Na época, a principal preocupação de doutor Naschenweng era evitar que a Foz do Brasil começasse a cobrança do tratamento de esgoto antes de ser efetivada a prestação desse serviço.
Atualmente, ele está atuando em Florianópolis, na equipe da Procuradoria-Geral de Justiça.
Conclusão
Blumenau está tentando fazer a coisa certa. Afinal, o Município é responsável pela prestação dos serviços de água e esgoto. E pelos danos ambientais oriundos da falta destes. A responsabilidade é objetiva e pode até implicar cadeia pro prefeito.
Coletar e tratar esgoto são serviços contratados, como outros quaisquer. Regiamente pagos pelo munícipe.

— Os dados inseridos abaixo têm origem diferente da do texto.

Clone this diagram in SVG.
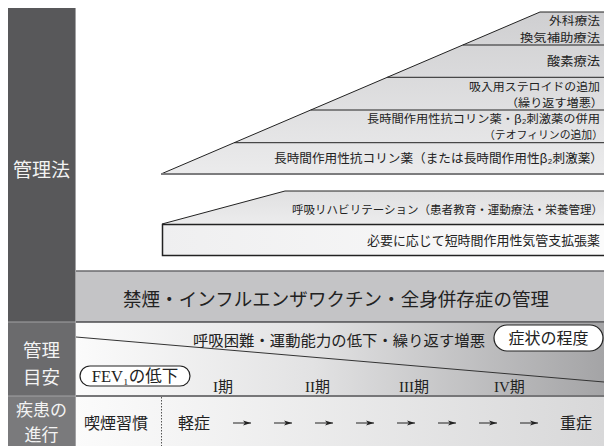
<svg xmlns="http://www.w3.org/2000/svg" width="604" height="446" viewBox="0 0 604 446">
<defs>
  <linearGradient id="gTri" x1="0" y1="12" x2="0" y2="174" gradientUnits="userSpaceOnUse">
    <stop offset="0" stop-color="#cfcfd1"/>
    <stop offset="1" stop-color="#ebebec"/>
  </linearGradient>
  <linearGradient id="gRehab" x1="0" y1="191" x2="0" y2="224" gradientUnits="userSpaceOnUse">
    <stop offset="0" stop-color="#e0e0e1"/>
    <stop offset="1" stop-color="#ececed"/>
  </linearGradient>
  <linearGradient id="gBox" x1="162" y1="0" x2="604" y2="0" gradientUnits="userSpaceOnUse">
    <stop offset="0" stop-color="#efeff0"/>
    <stop offset="1" stop-color="#fbfbfb"/>
  </linearGradient>
  <linearGradient id="gGuide" x1="75" y1="0" x2="604" y2="0" gradientUnits="userSpaceOnUse">
    <stop offset="0" stop-color="#fbfbfb"/>
    <stop offset="0.45" stop-color="#e2e2e3"/>
    <stop offset="1" stop-color="#a4a4a6"/>
  </linearGradient>
  <linearGradient id="gProg" x1="75" y1="0" x2="604" y2="0" gradientUnits="userSpaceOnUse">
    <stop offset="0" stop-color="#fbfbfb"/>
    <stop offset="1" stop-color="#d8d8d9"/>
  </linearGradient>
  <marker id="arr" viewBox="0 0 8 6" refX="8" refY="3" markerWidth="8" markerHeight="6" orient="auto" markerUnits="userSpaceOnUse">
    <path d="M0,0.5 L8,3 L0,5.5 L2,3 z" fill="#222"/>
  </marker>
</defs>
<style>
  .jp{font-family:"Noto Sans CJK JP","Noto Sans CJK SC",sans-serif;fill:#222}
  .se{font-family:"Liberation Serif","DejaVu Serif",serif}
  .gr{font-family:"Liberation Serif","DejaVu Serif",serif;font-style:italic}
  .end{text-anchor:end}
  .mid{text-anchor:middle}
  .band{font-size:13px}
  .two{font-size:11.2px}
  .lbl{fill:#f3f3f3;font-size:18.5px;text-anchor:middle}
  .edge{stroke:#222;stroke-width:1;fill:none}
  .pill{fill:#fff;stroke:#222;stroke-width:1.2}
  .arrow{stroke:#222;stroke-width:1;fill:none;marker-end:url(#arr)}
</style>
<rect width="604" height="446" fill="#fff"/>

<!-- left column -->
<g id="col-management">
  <rect x="8" y="8" width="67" height="314" fill="#58585a"/>
  <text class="jp lbl" x="41.5" y="177" style="font-size:19px">管理法</text>
</g>
<g id="col-guide">
  <rect x="8" y="322" width="67" height="74" fill="#6b6b6d"/>
  <text class="jp lbl" x="41.5" y="356.5">管理</text>
  <text class="jp lbl" x="41.5" y="383.5">目安</text>
</g>
<g id="col-progress">
  <rect x="8" y="396" width="67" height="50" fill="#7a7a7c"/>
  <text class="jp lbl" x="41.5" y="416" style="font-size:17px">疾患の</text>
  <text class="jp lbl" x="41.5" y="440.6" style="font-size:17px">進行</text>
</g>
<g id="col-lines" stroke="#a2a2a4" stroke-width="1">
  <line x1="75.5" y1="8" x2="75.5" y2="446"/>
  <line x1="8" y1="322" x2="75" y2="322"/>
  <line x1="8" y1="396" x2="75" y2="396"/>
</g>

<!-- staircase -->
<g id="band-surgery">
  <polygon points="540,12 604,12 604,45 462.8,45" fill="url(#gTri)"/>
  <text class="jp two end" x="600" y="25.3" textLength="51" lengthAdjust="spacingAndGlyphs">外科療法</text>
  <text class="jp two end" x="600" y="41.6" textLength="80" lengthAdjust="spacingAndGlyphs">換気補助療法</text>
</g>
<g id="band-oxygen">
  <polygon points="462.8,45 604,45 604,77.3 387.2,77.3" fill="url(#gTri)"/>
  <text class="jp end" x="600" y="66" font-size="12.5" textLength="53" lengthAdjust="spacingAndGlyphs">酸素療法</text>
</g>
<g id="band-ics">
  <polygon points="387.2,77.3 604,77.3 604,110 310.7,110" fill="url(#gTri)"/>
  <text class="jp two end" x="600" y="90.6" textLength="131" lengthAdjust="spacingAndGlyphs">吸入用ステロイドの追加</text>
  <text class="jp two end" x="603" y="106.9" textLength="97" lengthAdjust="spacingAndGlyphs">（繰り返す増悪）</text>
</g>
<g id="band-combo">
  <polygon points="310.7,110 604,110 604,142.7 234.2,142.7" fill="url(#gTri)"/>
  <text class="jp two end" x="600" y="123.3" textLength="233" lengthAdjust="spacingAndGlyphs">長時間作用性抗コリン薬・β₂刺激薬の併用</text>
  <text class="jp end" x="603" y="139" font-size="10.8" textLength="119" lengthAdjust="spacingAndGlyphs">（テオフィリンの追加）</text>
</g>
<g id="band-lama">
  <polygon points="234.2,142.7 604,142.7 604,174 161,174" fill="url(#gTri)"/>
  <text class="jp end" x="603" y="163" font-size="12.3" textLength="329" lengthAdjust="spacingAndGlyphs">長時間作用性抗コリン薬（または長時間作用性β₂刺激薬）</text>
</g>
<g id="stair-lines">
  <polyline class="edge" points="161,174 540,12 604,12"/>
  <line class="edge" x1="462.8" y1="45" x2="604" y2="45"/>
  <line class="edge" x1="387.2" y1="77.3" x2="604" y2="77.3"/>
  <line class="edge" x1="310.7" y1="110" x2="604" y2="110"/>
  <line class="edge" x1="234.2" y1="142.7" x2="604" y2="142.7"/>
  <line x1="161" y1="174" x2="604" y2="174" stroke="#7c7c7e" stroke-width="2"/>
</g>

<g id="band-rehab">
  <polygon points="285,191 604,191 604,224 162,224" fill="url(#gRehab)"/>
  <polyline class="edge" points="162,224 285,191 604,191"/>
  <text class="jp end" x="603" y="214" font-size="11.4" textLength="311" lengthAdjust="spacingAndGlyphs">呼吸リハビリテーション（患者教育・運動療法・栄養管理）</text>
</g>
<g id="band-saba">
  <rect x="162.5" y="224.5" width="450" height="31" fill="url(#gBox)" stroke="#222" stroke-width="1.5"/>
  <text class="jp end" x="600" y="245" font-size="12.8" textLength="233" lengthAdjust="spacingAndGlyphs">必要に応じて短時間作用性気管支拡張薬</text>
</g>

<g id="band-general">
  <rect x="76" y="271" width="528" height="51" fill="#c4c4c6"/>
  <line x1="76" y1="271" x2="604" y2="271" stroke="#6a6a6c" stroke-width="1.5"/>
  <line x1="76" y1="322" x2="604" y2="322" stroke="#4a4a4c" stroke-width="1.5"/>
  <text class="jp" x="123" y="306" font-size="18.5" textLength="426">禁煙・インフルエンザワクチン・全身併存症の管理</text>
</g>

<!-- guide row -->
<g id="row-guide">
  <rect x="76" y="323" width="528" height="73" fill="url(#gGuide)"/>
  <line x1="76" y1="337" x2="604" y2="382" stroke="#333" stroke-width="1"/>
  <text class="jp" x="193" y="346" font-size="15.3" textLength="292">呼吸困難・運動能力の低下・繰り返す増悪</text>
  <text class="jp se" x="213" y="392" font-size="15">I<tspan class="jp">期</tspan></text>
  <text class="jp se" x="305" y="392" font-size="15">II<tspan class="jp">期</tspan></text>
  <text class="jp se" x="399" y="392" font-size="15">III<tspan class="jp">期</tspan></text>
  <text class="jp se" x="494" y="392" font-size="15">IV<tspan class="jp">期</tspan></text>
</g>
<g id="pill-symptom">
  <rect class="pill" x="494" y="325" width="109" height="26" rx="13"/>
  <text class="jp mid" x="548.5" y="344" font-size="16">症状の程度</text>
</g>
<g id="pill-fev">
  <rect class="pill" x="80" y="366" width="110" height="20" rx="10"/>
  <text class="jp mid" x="135" y="382" font-size="16.5"><tspan class="se">FEV₁</tspan>の低下</text>
</g>
<line x1="76" y1="396" x2="604" y2="396" stroke="#767678" stroke-width="2"/>

<!-- progress row -->
<g id="row-progress">
  <rect x="76" y="397" width="528" height="49" fill="url(#gProg)"/>
  <line x1="161.5" y1="397" x2="161.5" y2="446" stroke="#555" stroke-width="1" stroke-dasharray="1.5,1.5"/>
  <text class="jp" x="84" y="429" font-size="16">喫煙習慣</text>
  <text class="jp" x="178" y="429" font-size="16">軽症</text>
  <text class="jp" x="560" y="429" font-size="16">重症</text>
</g>
<g id="connectors">
  <line class="arrow" x1="233" y1="423" x2="251" y2="423"/>
  <line class="arrow" x1="274" y1="423" x2="292" y2="423"/>
  <line class="arrow" x1="315" y1="423" x2="333" y2="423"/>
  <line class="arrow" x1="356" y1="423" x2="374" y2="423"/>
  <line class="arrow" x1="397" y1="423" x2="415" y2="423"/>
  <line class="arrow" x1="438" y1="423" x2="456" y2="423"/>
  <line class="arrow" x1="479" y1="423" x2="497" y2="423"/>
  <line class="arrow" x1="520" y1="423" x2="538" y2="423"/>
</g>
</svg>
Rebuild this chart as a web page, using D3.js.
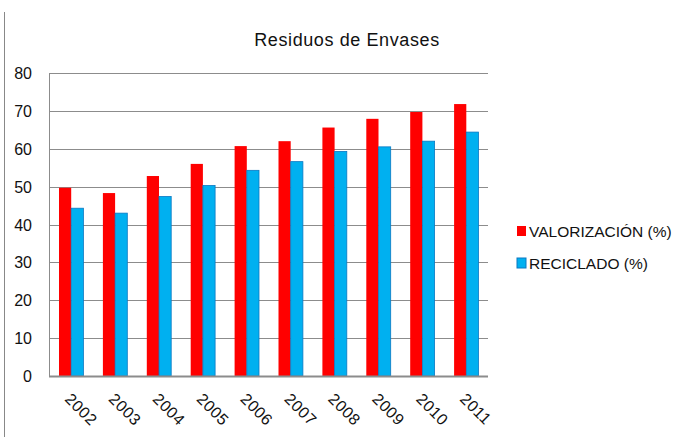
<!DOCTYPE html>
<html>
<head>
    <meta charset="utf-8">
    <title>Residuos de Envases</title>
    <style>
        html, body { margin: 0; padding: 0; background: #fff; }
        text { font-family: 'Liberation Sans', Arial, sans-serif; fill: #111; }
    </style>
    <script src="https://d3js.org/d3.v7.min.js"></script>
</head>
<body>
<script>
    var years = ["2002", "2003", "2004", "2005", "2006", "2007", "2008", "2009", "2010", "2011"];
    var valorizacion = [49.7, 48.3, 52.8, 56.0, 60.7, 62.0, 65.6, 67.9, 69.7, 71.8];
    var reciclado = [44.3, 43.0, 47.4, 50.3, 54.3, 56.6, 59.3, 60.5, 62.0, 64.4];
    var yTicks = [0, 10, 20, 30, 40, 50, 60, 70, 80];
    var seriesNames = ["VALORIZACIÓN (%)", "RECICLADO (%)"];
    var colors = ["#ff0000", "#00b0f0"];

    function drawChart() {
        var W = 687, H = 446;
        var pLeft = 49, pTop = 73, pRight = 488, pBottom = 376;

        var svg = d3.select("body").append("svg")
            .attr("width", W).attr("height", H);

        // outer frame line on the left
        svg.append("line")
            .attr("x1", 4.5).attr("x2", 4.5).attr("y1", 12).attr("y2", 437)
            .attr("stroke", "#888").attr("stroke-width", 1);

        var x = d3.scaleBand().domain(years).range([pLeft, pRight]);
        var xs = d3.scaleBand().domain([0, 1]).range([10, x.bandwidth() - 9.5]);
        var y = d3.scaleLinear().domain([0, 80]).range([pBottom, pTop]);

        // gridlines
        svg.append("g").selectAll("line").data(yTicks.filter(function(d) { return d > 0; }))
            .enter().append("line")
            .attr("x1", pLeft).attr("x2", pRight)
            .attr("y1", function(d) { return Math.round(y(d)) + 0.5; })
            .attr("y2", function(d) { return Math.round(y(d)) + 0.5; })
            .attr("stroke", "#8c8c8c").attr("stroke-width", 1.2);

        // left axis line
        svg.append("line")
            .attr("x1", pLeft + 0.5).attr("x2", pLeft + 0.5).attr("y1", pTop).attr("y2", pBottom)
            .attr("stroke", "#8c8c8c");

        // bars
        var data = [valorizacion, reciclado];
        data.forEach(function(vals, s) {
            svg.append("g").selectAll("rect").data(vals)
                .enter().append("rect")
                .attr("x", function(d, i) { return x(years[i]) + xs(s); })
                .attr("width", xs.bandwidth())
                .attr("y", function(d) { return y(d); })
                .attr("height", function(d) { return pBottom - y(d); })
                .attr("fill", colors[s])
                .attr("stroke", s === 1 ? "#0a78c2" : "none")
                .attr("stroke-width", s === 1 ? 0.8 : 0);
        });

        // bottom axis
        svg.append("line")
            .attr("x1", pLeft).attr("x2", pRight).attr("y1", pBottom + 0.5).attr("y2", pBottom + 0.5)
            .attr("stroke", "#8c8c8c").attr("stroke-width", 2);

        // y labels
        svg.append("g").selectAll("text").data(yTicks)
            .enter().append("text")
            .attr("x", 32).attr("y", function(d) { return y(d) + 6; })
            .attr("text-anchor", "end")
            .style("font-size", "16px")
            .text(function(d) { return d; });

        // x labels
        svg.append("g").selectAll("text").data(years)
            .enter().append("text")
            .attr("transform", function(d) {
                return "translate(" + (x(d) + x.bandwidth() / 2 - 7) + "," + 400 + ") rotate(45)";
            })
            .attr("text-anchor", "start")
            .style("font-size", "16px")
            .style("letter-spacing", "0.5px")
            .text(function(d) { return d; });

        // title
        svg.append("text")
            .attr("x", 347).attr("y", 46)
            .attr("text-anchor", "middle")
            .style("font-size", "18px")
            .style("letter-spacing", "0.6px")
            .text("Residuos de Envases");

        // legend
        var leg = svg.append("g").attr("transform", "translate(517,226)");
        seriesNames.forEach(function(name, i) {
            leg.append("rect")
                .attr("x", 0).attr("y", i * 32)
                .attr("width", 9).attr("height", 10)
                .attr("fill", colors[i])
                .attr("stroke", i === 1 ? "#0a78c2" : "none");
            leg.append("text")
                .attr("x", 12).attr("y", i * 32 + 11)
                .style("font-size", "15.5px")
                .text(name);
        });
    }

    drawChart();
</script>
</body>
</html>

Se aquele que assume este encargo não o cumpre, ta na hora de rescindir o contrato. E exigir que sejam contratadas empresas capacitadas para executar os serviços pelos quais pagamos. O tratamento de esgoto é um destes.
Embora Santa Catarina careça de uma proposta política de saneamento básico, não podemos continuar apostando na máxima: “ruim com a CASAN, pior sem ela”.